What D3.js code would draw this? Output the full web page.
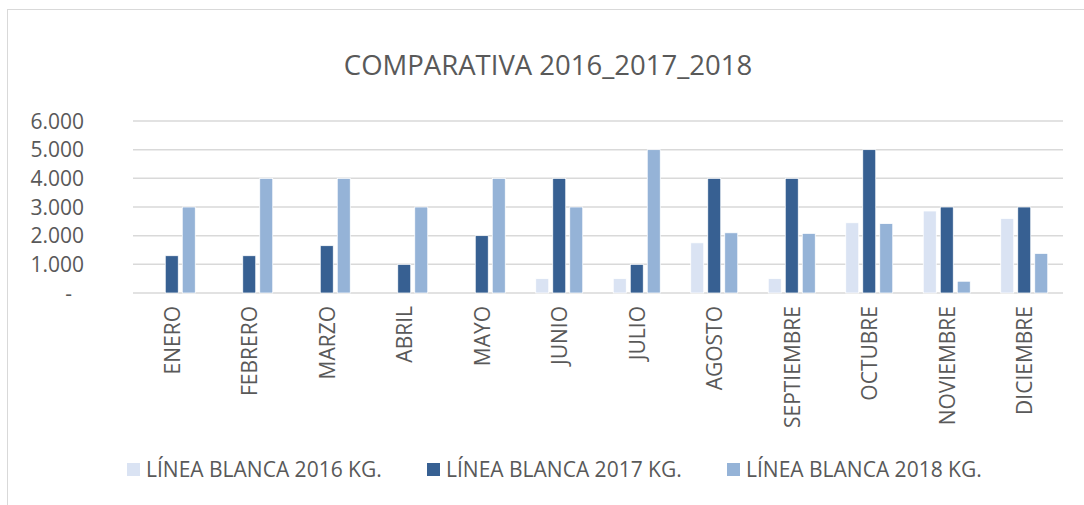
<!DOCTYPE html>
<html lang="es">
<head>
  <meta charset="UTF-8">
  <title>Comparativa 2016_2017_2018</title>
  <script src="https://d3js.org/d3.v7.min.js"></script>
  <style>
    body {
      margin: 0;
      background: #fff;
      font-family: "Open Sans", sans-serif;
    }
    .grid line {
      stroke: #d9d9d9;
      stroke-width: 1.5px;
    }
    .tick-label, .cat-label, .legend text {
      fill: #595959;
    }
  </style>
</head>
<body>
  <svg id="chart" width="1084" height="505"></svg>

  <script>
    const months = ["ENERO", "FEBRERO", "MARZO", "ABRIL", "MAYO", "JUNIO",
                    "JULIO", "AGOSTO", "SEPTIEMBRE", "OCTUBRE", "NOVIEMBRE", "DICIEMBRE"];
    const seriesNames = ["LÍNEA BLANCA 2016 KG.", "LÍNEA BLANCA 2017 KG.", "LÍNEA BLANCA 2018 KG."];
    const values2016 = [0, 0, 0, 0, 0, 500, 500, 1750, 500, 2450, 2860, 2600];
    const values2017 = [1300, 1300, 1650, 1000, 2000, 4000, 1000, 4000, 4000, 5000, 3000, 3000];
    const values2018 = [3000, 4000, 4000, 3000, 4000, 3000, 5000, 2100, 2080, 2420, 410, 1380];
    const yTicks = [0, 1000, 2000, 3000, 4000, 5000, 6000];
    const colors = ["#dae3f3", "#376092", "#95b3d7"];

    const svg = d3.select("#chart");
    const plot = {left: 133, right: 1063, top: 121, bottom: 293};

    // chart border
    svg.append("rect")
      .attr("x", 7.5).attr("y", 9.5)
      .attr("width", 1100).attr("height", 520)
      .attr("fill", "none")
      .attr("stroke", "#d9d9d9");

    svg.append("text")
      .attr("x", 548).attr("y", 75)
      .attr("text-anchor", "middle")
      .attr("font-size", 27.5)
      .attr("fill", "#595959")
      .text("COMPARATIVA 2016_2017_2018");

    const x = d3.scaleBand()
      .domain(months)
      .range([plot.left, plot.right]);

    const xSub = d3.scaleBand()
      .domain(seriesNames)
      .range([-23.5, 23.5])
      .paddingInner(4 / 17);

    const y = d3.scaleLinear()
      .domain([0, 6000])
      .range([plot.bottom, plot.top]);

    // gridlines
    svg.append("g")
      .attr("class", "grid")
      .selectAll("line")
      .data(yTicks)
      .join("line")
      .attr("x1", plot.left).attr("x2", plot.right)
      .attr("y1", d => y(d)).attr("y2", d => y(d));

    // y labels
    const fmt = d => d === 0 ? "-" : d3.format(",")(d).replace(/,/g, ".");
    svg.append("g")
      .selectAll("text")
      .data(yTicks)
      .join("text")
      .attr("class", "tick-label")
      .attr("x", d => d === 0 ? 72 : 84)
      .attr("y", d => y(d) + 7.5)
      .attr("text-anchor", "end")
      .attr("font-size", 21)
      .text(fmt);

    // bars
    const series = [values2016, values2017, values2018];
    const rows = [];
    series.forEach((vals, s) => {
      vals.forEach((v, i) => rows.push({month: months[i], name: seriesNames[s], s, v}));
    });

    svg.append("g")
      .selectAll("rect")
      .data(rows.filter(d => d.v > 0))
      .join("rect")
      .attr("x", d => x(d.month) + x.bandwidth() / 2 + xSub(d.name))
      .attr("width", xSub.bandwidth())
      .attr("y", d => y(d.v))
      .attr("height", d => y(0) - y(d.v))
      .attr("fill", d => colors[d.s])
      .attr("stroke", "#fff")
      .attr("stroke-width", 0.75);

    // category labels (rotated)
    svg.append("g")
      .selectAll("text")
      .data(months)
      .join("text")
      .attr("class", "cat-label")
      .attr("font-size", 21)
      .attr("text-anchor", "end")
      .attr("transform", d => `translate(${x(d) + x.bandwidth() / 2 + 8},306) rotate(-90)`)
      .text(d => d);

    // legend
    const legendX = [127, 427, 727];
    const legend = svg.append("g").attr("class", "legend")
      .selectAll("g")
      .data(seriesNames)
      .join("g")
      .attr("transform", (d, i) => `translate(${legendX[i]},463)`);
    legend.append("rect")
      .attr("width", 13).attr("height", 13)
      .attr("fill", (d, i) => colors[i]);
    legend.append("text")
      .attr("x", 19).attr("y", 14)
      .attr("font-size", 21)
      .text(d => d);
  </script>
</body>
</html>
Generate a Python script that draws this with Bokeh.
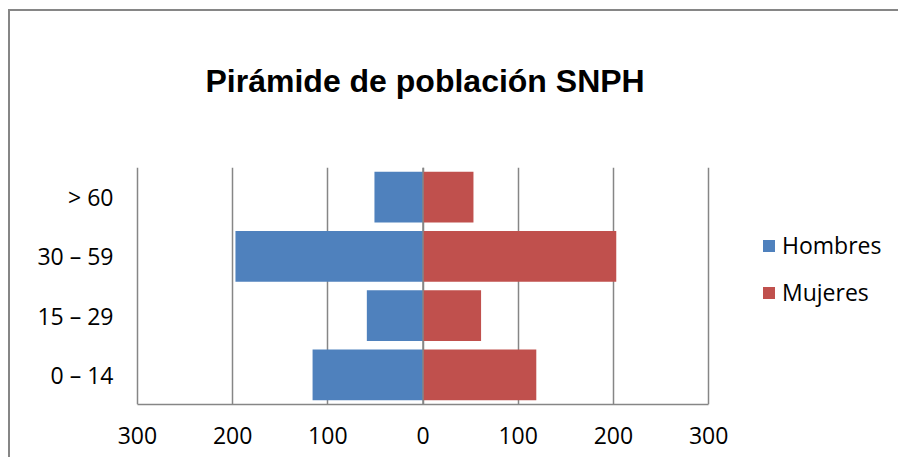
from bokeh.plotting import figure
from bokeh.models import (ColumnDataSource, FactorRange, Range1d, FixedTicker,
                          Legend, LegendItem, Span, Title)
from bokeh.embed import file_html
from bokeh.resources import INLINE

# ---- data ----
categories = ["0 – 14", "15 – 29", "30 – 59", "> 60"]
hombres = [116, 59, 197, 51]
mujeres = [119, 61, 203, 53]
x_ticks = [-300, -200, -100, 0, 100, 200, 300]
x_tick_labels = ["300", "200", "100", "0", "100", "200", "300"]
title_text = "Pirámide de población SNPH"
series_names = ["Hombres", "Mujeres"]

BLUE = "#4F81BD"
RED = "#C0504D"
GRID = "#868686"

src = ColumnDataSource(dict(
    cat=categories,
    h_left=[-v for v in hombres],
    m_right=mujeres,
    zero=[0] * len(categories),
))

# layout: the plotting frame extends to the right so the legend can sit in it
W, H = 890, 448
MB_LEFT, MB_RIGHT = 125, 1
PAD = 2                      # data padding so the +/-300 grid lines stay visible
core_px = 572                # pixel width of -302..302
frame_w = W - 4 - MB_LEFT - MB_RIGHT
x_end = -300 - PAD + frame_w * (600 + 2 * PAD) / core_px

p = figure(width=W, height=H, y_range=FactorRange(factors=categories),
           x_range=Range1d(-300 - PAD, x_end), output_backend="svg",
           toolbar_location=None,
           min_border_left=MB_LEFT, min_border_right=MB_RIGHT,
           min_border_top=156, min_border_bottom=55)
p.margin = (9, 0, 0, 8)
p.styles = {"border-top": f"2px solid {GRID}", "border-left": f"2px solid {GRID}"}
p.background_fill_color = "white"
p.border_fill_color = "white"
p.outline_line_color = None

# spacer panel between frame and title, then the title itself
spacer = Title(text=" ", text_font_size="10px", standoff=56)
p.add_layout(spacer, "above")
main_title = Title(text=title_text, text_font="Liberation Sans",
                   text_font_size="32px", text_font_style="bold",
                   text_color="black", align="left", offset=70, standoff=0,
                   vertical_align="bottom")
p.add_layout(main_title, "above")

rh = p.hbar(y="cat", left="h_left", right="zero", height=0.86, source=src,
            fill_color=BLUE, line_color=None)
rm = p.hbar(y="cat", left="zero", right="m_right", height=0.86, source=src,
            fill_color=RED, line_color=None)

p.add_layout(Span(location=0, dimension="height", line_color=GRID,
                  line_width=1.5, level="overlay"))

# axes
p.xaxis.ticker = FixedTicker(ticks=x_ticks)
p.xaxis.bounds = (x_ticks[0], x_ticks[-1])
p.xaxis.major_label_overrides = {t: l for t, l in zip(x_ticks, x_tick_labels)}
p.xaxis.axis_line_color = GRID
p.xaxis.axis_line_width = 1.5
p.xaxis.major_tick_line_color = None
p.xaxis.minor_tick_line_color = None
p.xaxis.major_label_text_font = "Open Sans"
p.xaxis.major_label_text_font_size = "23px"
p.xaxis.major_label_text_color = "black"
p.xaxis.major_label_standoff = 16

p.yaxis.axis_line_color = None
p.yaxis.major_tick_line_color = None
p.yaxis.minor_tick_line_color = None
p.yaxis.major_label_text_font = "Open Sans"
p.yaxis.major_label_text_font_size = "23px"
p.yaxis.major_label_text_color = "black"
p.yaxis.major_label_standoff = 16

p.xgrid.ticker = FixedTicker(ticks=x_ticks)
p.xgrid.grid_line_color = GRID
p.xgrid.grid_line_width = 1.5
p.ygrid.grid_line_color = None

legend = Legend(items=[LegendItem(label=series_names[0], renderers=[rh]),
                       LegendItem(label=series_names[1], renderers=[rm])],
                location=(626, 96), orientation="vertical")
legend.label_text_font = "Open Sans"
legend.label_text_font_size = "23px"
legend.label_text_color = "black"
legend.glyph_width = 15
legend.glyph_height = 15
legend.label_standoff = 6
legend.label_height = 24
legend.spacing = 15
legend.padding = 0
legend.margin = 0
legend.border_line_color = None
legend.background_fill_alpha = 0
p.add_layout(legend, "center")

open("out.html", "w").write(file_html(p, INLINE))
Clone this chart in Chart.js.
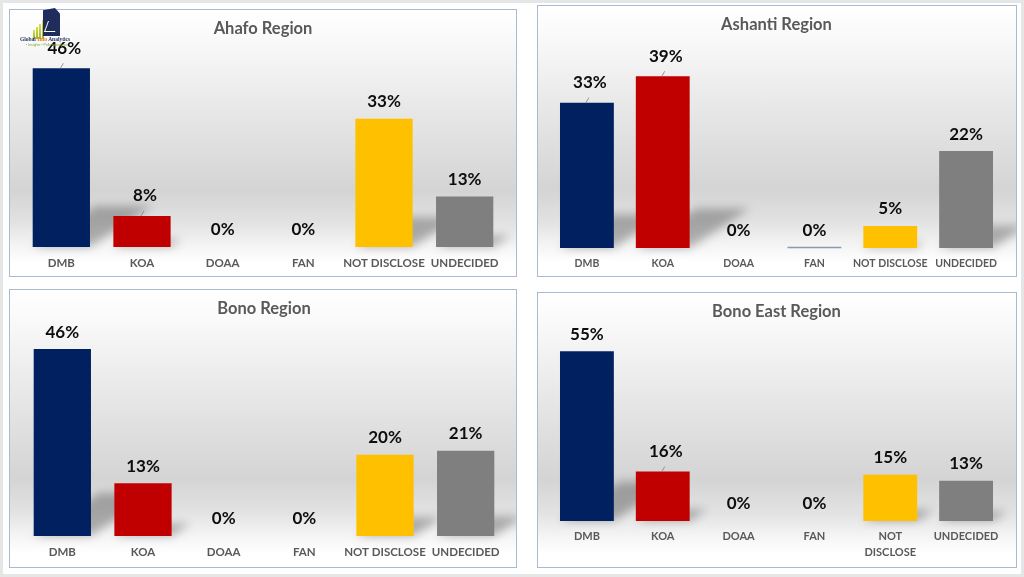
<!DOCTYPE html>
<html>
<head>
<meta charset="utf-8">
<script src="https://cdn.jsdelivr.net/npm/chart.js@4.4.1/dist/chart.umd.min.js"></script>
<style>
    html, body { margin: 0; padding: 0; }
    body { width: 1024px; height: 577px; position: relative; background: #fff; overflow: hidden; font-family: Lato, sans-serif; }
    #frame { position: absolute; left: 0; top: 0; width: 1024px; height: 577px; box-sizing: border-box; border: 3px solid #e6e6e6; }
    .panel {
        position: absolute; box-sizing: border-box; border: 1px solid #a9bbd3;
        background: linear-gradient(to bottom, #ffffff 0%, #fafafa 10%, #e6e6e6 40%, #d4d4d4 68%, #e2e2e2 80%, #f3f3f3 88%, #ffffff 95%);
    }
    .panel canvas { display: block; }
    #logo { position: absolute; left: 18px; top: 6px; width: 64px; height: 42px; z-index: 5; }
    #logo .bar { position: absolute; bottom: 9px; width: 2px; background: linear-gradient(to top, #9cb520, #d7e04a); }
    #logo .sheet { position: absolute; left: 25px; top: 2px; width: 17px; height: 28px; background: #1f2d5c;
        clip-path: polygon(0 8%, 70% 0, 100% 20%, 100% 100%, 0 100%); }
    #logo .tick { position: absolute; left: 28px; top: 15px; width: 10px; height: 10px;
        border-left: 1px solid #fff; border-bottom: 1px solid #fff; transform: skewX(-20deg); }
    #logo .name { position: absolute; left: 2px; top: 30px; font: bold 5.5px "Liberation Serif", serif; color: #1f2d5c; white-space: nowrap; }
    #logo .name span { color: #e07b20; }
    #logo .sub { position: absolute; left: 8px; top: 37px; font: 3.5px "Liberation Sans", sans-serif; color: #7aa62a; white-space: nowrap; }
</style>
</head>
<body>
<div id="frame"></div>

<div class="panel" style="left:9px; top:9px; width:508px; height:268px;"><canvas id="ahafo"></canvas></div>
<div class="panel" style="left:537px; top:5px; width:480px; height:272px;"><canvas id="ashanti"></canvas></div>
<div class="panel" style="left:9px; top:289px; width:508px; height:279px;"><canvas id="bono"></canvas></div>
<div class="panel" style="left:537px; top:292px; width:480px; height:276px;"><canvas id="bonoEast"></canvas></div>

<div id="logo">
    <div class="bar" style="left:15px; height:9px;"></div>
    <div class="bar" style="left:18px; height:12px;"></div>
    <div class="bar" style="left:21px; height:15px;"></div>
    <div class="bar" style="left:24px; height:19px;"></div>
    <div class="sheet"></div>
    <div class="tick"></div>
    <div class="name">Global <span>Info</span> Analytics</div>
    <div class="sub">• Insights • Polls • Analytics</div>
</div>

<script>
// Candidates / categories shown on every panel
const categories = ['DMB', 'KOA', 'DOAA', 'FAN', 'NOT DISCLOSE', 'UNDECIDED'];

// Percentages per region
const ahafoValues = [46, 8, 0, 0, 33, 13];
const ashantiValues = [33, 39, 0, 0, 5, 22];
const bonoValues = [46, 13, 0, 0, 20, 21];
const bonoEastValues = [55, 16, 0, 0, 15, 13];

const barColors = ['#002060', '#C00000', '#7F7F7F', '#7F7F7F', '#FFC000', '#7F7F7F'];

// Soft perspective shadow behind each bar (drawn from the bar elements)
const barShadows = {
    id: 'barShadows',
    beforeDatasetsDraw(chart) {
        const ctx = chart.ctx;
        const meta = chart.getDatasetMeta(0);
        ctx.save();
        ctx.filter = 'blur(5px)';
        ctx.fillStyle = 'rgba(0,0,0,0.28)';
        meta.data.forEach(bar => {
            const h = bar.base - bar.y;
            if (h <= 0) return;
            const w = bar.width / 2;
            const dx = h * 0.35, dy = h * 0.23;
            ctx.beginPath();
            ctx.moveTo(bar.x - w, bar.base);
            ctx.lineTo(bar.x + w, bar.base);
            ctx.lineTo(bar.x + w + dx, bar.base - dy);
            ctx.lineTo(bar.x - w + dx, bar.base - dy);
            ctx.closePath();
            ctx.fill();
        });
        ctx.restore();
    }
};

// Percentage labels above the bars
const valueLabels = {
    id: 'valueLabels',
    afterDatasetsDraw(chart, args, opts) {
        const ctx = chart.ctx;
        const meta = chart.getDatasetMeta(0);
        const values = chart.data.datasets[0].data;
        const leaders = opts.leaders || [];
        const zeroLines = opts.zeroLines || [];
        ctx.save();
        meta.data.forEach((bar, i) => {
            const name = categories[i];
            const lead = leaders.includes(name);
            if (zeroLines.includes(name)) {
                ctx.strokeStyle = '#8c9ab0';
                ctx.lineWidth = 1.5;
                ctx.beginPath();
                ctx.moveTo(bar.x - bar.width / 2, bar.base - 0.5);
                ctx.lineTo(bar.x + bar.width / 2, bar.base - 0.5);
                ctx.stroke();
            }
            if (lead) {
                ctx.strokeStyle = '#7f7f7f';
                ctx.lineWidth = 0.8;
                ctx.beginPath();
                ctx.moveTo(bar.x - 1, bar.y);
                ctx.lineTo(bar.x + 2, bar.y - 5);
                ctx.stroke();
            }
            ctx.font = 'bold 17px Lato';
            ctx.fillStyle = '#0d0d0d';
            ctx.textAlign = 'center';
            ctx.textBaseline = 'middle';
            ctx.fillText(values[i] + '%', bar.x + (lead ? 3 : 0), bar.y - (lead ? 20 : 17));
        });
        ctx.restore();
    }
};

function makeRegionChart(id, title, values, opts) {
    const ctx = document.getElementById(id).getContext('2d');
    return new Chart(ctx, {
        type: 'bar',
        data: {
            labels: opts.labels || categories,
            datasets: [{
                data: values,
                backgroundColor: barColors,
                borderWidth: 0,
                categoryPercentage: 1,
                barPercentage: 0.71
            }]
        },
        options: {
            responsive: true,
            maintainAspectRatio: false,
            animation: false,
            layout: { padding: { left: opts.left, right: opts.right, top: 0, bottom: 0 } },
            plugins: {
                legend: { display: false },
                tooltip: { enabled: false },
                title: {
                    display: true,
                    text: title,
                    color: '#595959',
                    font: { family: 'Lato', size: 16.5, weight: 'bold' },
                    padding: { top: 9, bottom: opts.titleGap }
                },
                valueLabels: { leaders: opts.leaders, zeroLines: opts.zeroLines }
            },
            scales: {
                x: {
                    grid: { display: false, drawTicks: false },
                    border: { display: false },
                    ticks: {
                        color: '#595959',
                        padding: 8,
                        maxRotation: 0,
                        autoSkip: false,
                        font: { family: 'Lato', size: opts.labelSize, weight: 'bold', lineHeight: 1.4 }
                    },
                    afterFit: scale => { scale.height = opts.axisHeight; }
                },
                y: { display: false, min: 0, max: opts.max }
            }
        },
        plugins: [barShadows, valueLabels]
    });
}

makeRegionChart('ahafo', 'Ahafo Region', ahafoValues,
    { left: 11, right: 11, titleGap: 14, axisHeight: 29, max: 50, labelSize: 11.5, leaders: ['DMB', 'KOA'] });
makeRegionChart('ashanti', 'Ashanti Region', ashantiValues,
    { left: 11, right: 12, titleGap: 15, axisHeight: 28, max: 45, labelSize: 10.5, leaders: ['DMB', 'KOA'], zeroLines: ['FAN'] });
makeRegionChart('bono', 'Bono Region', bonoValues,
    { left: 12, right: 10, titleGap: 14, axisHeight: 31, max: 50, labelSize: 11.5 });
makeRegionChart('bonoEast', 'Bono East Region', bonoEastValues,
    { left: 11, right: 12, titleGap: 14, axisHeight: 46, max: 60, labelSize: 11, leaders: ['KOA'],
      labels: ['DMB', 'KOA', 'DOAA', 'FAN', ['NOT', 'DISCLOSE'], 'UNDECIDED'] });
</script>
</body>
</html>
--------
From the data, pick out every line that includes "this".

What D3.js code would draw this? Output the full web page.
Generate a Python script that draws this with Bokeh.
Clone this chart in Chart.js.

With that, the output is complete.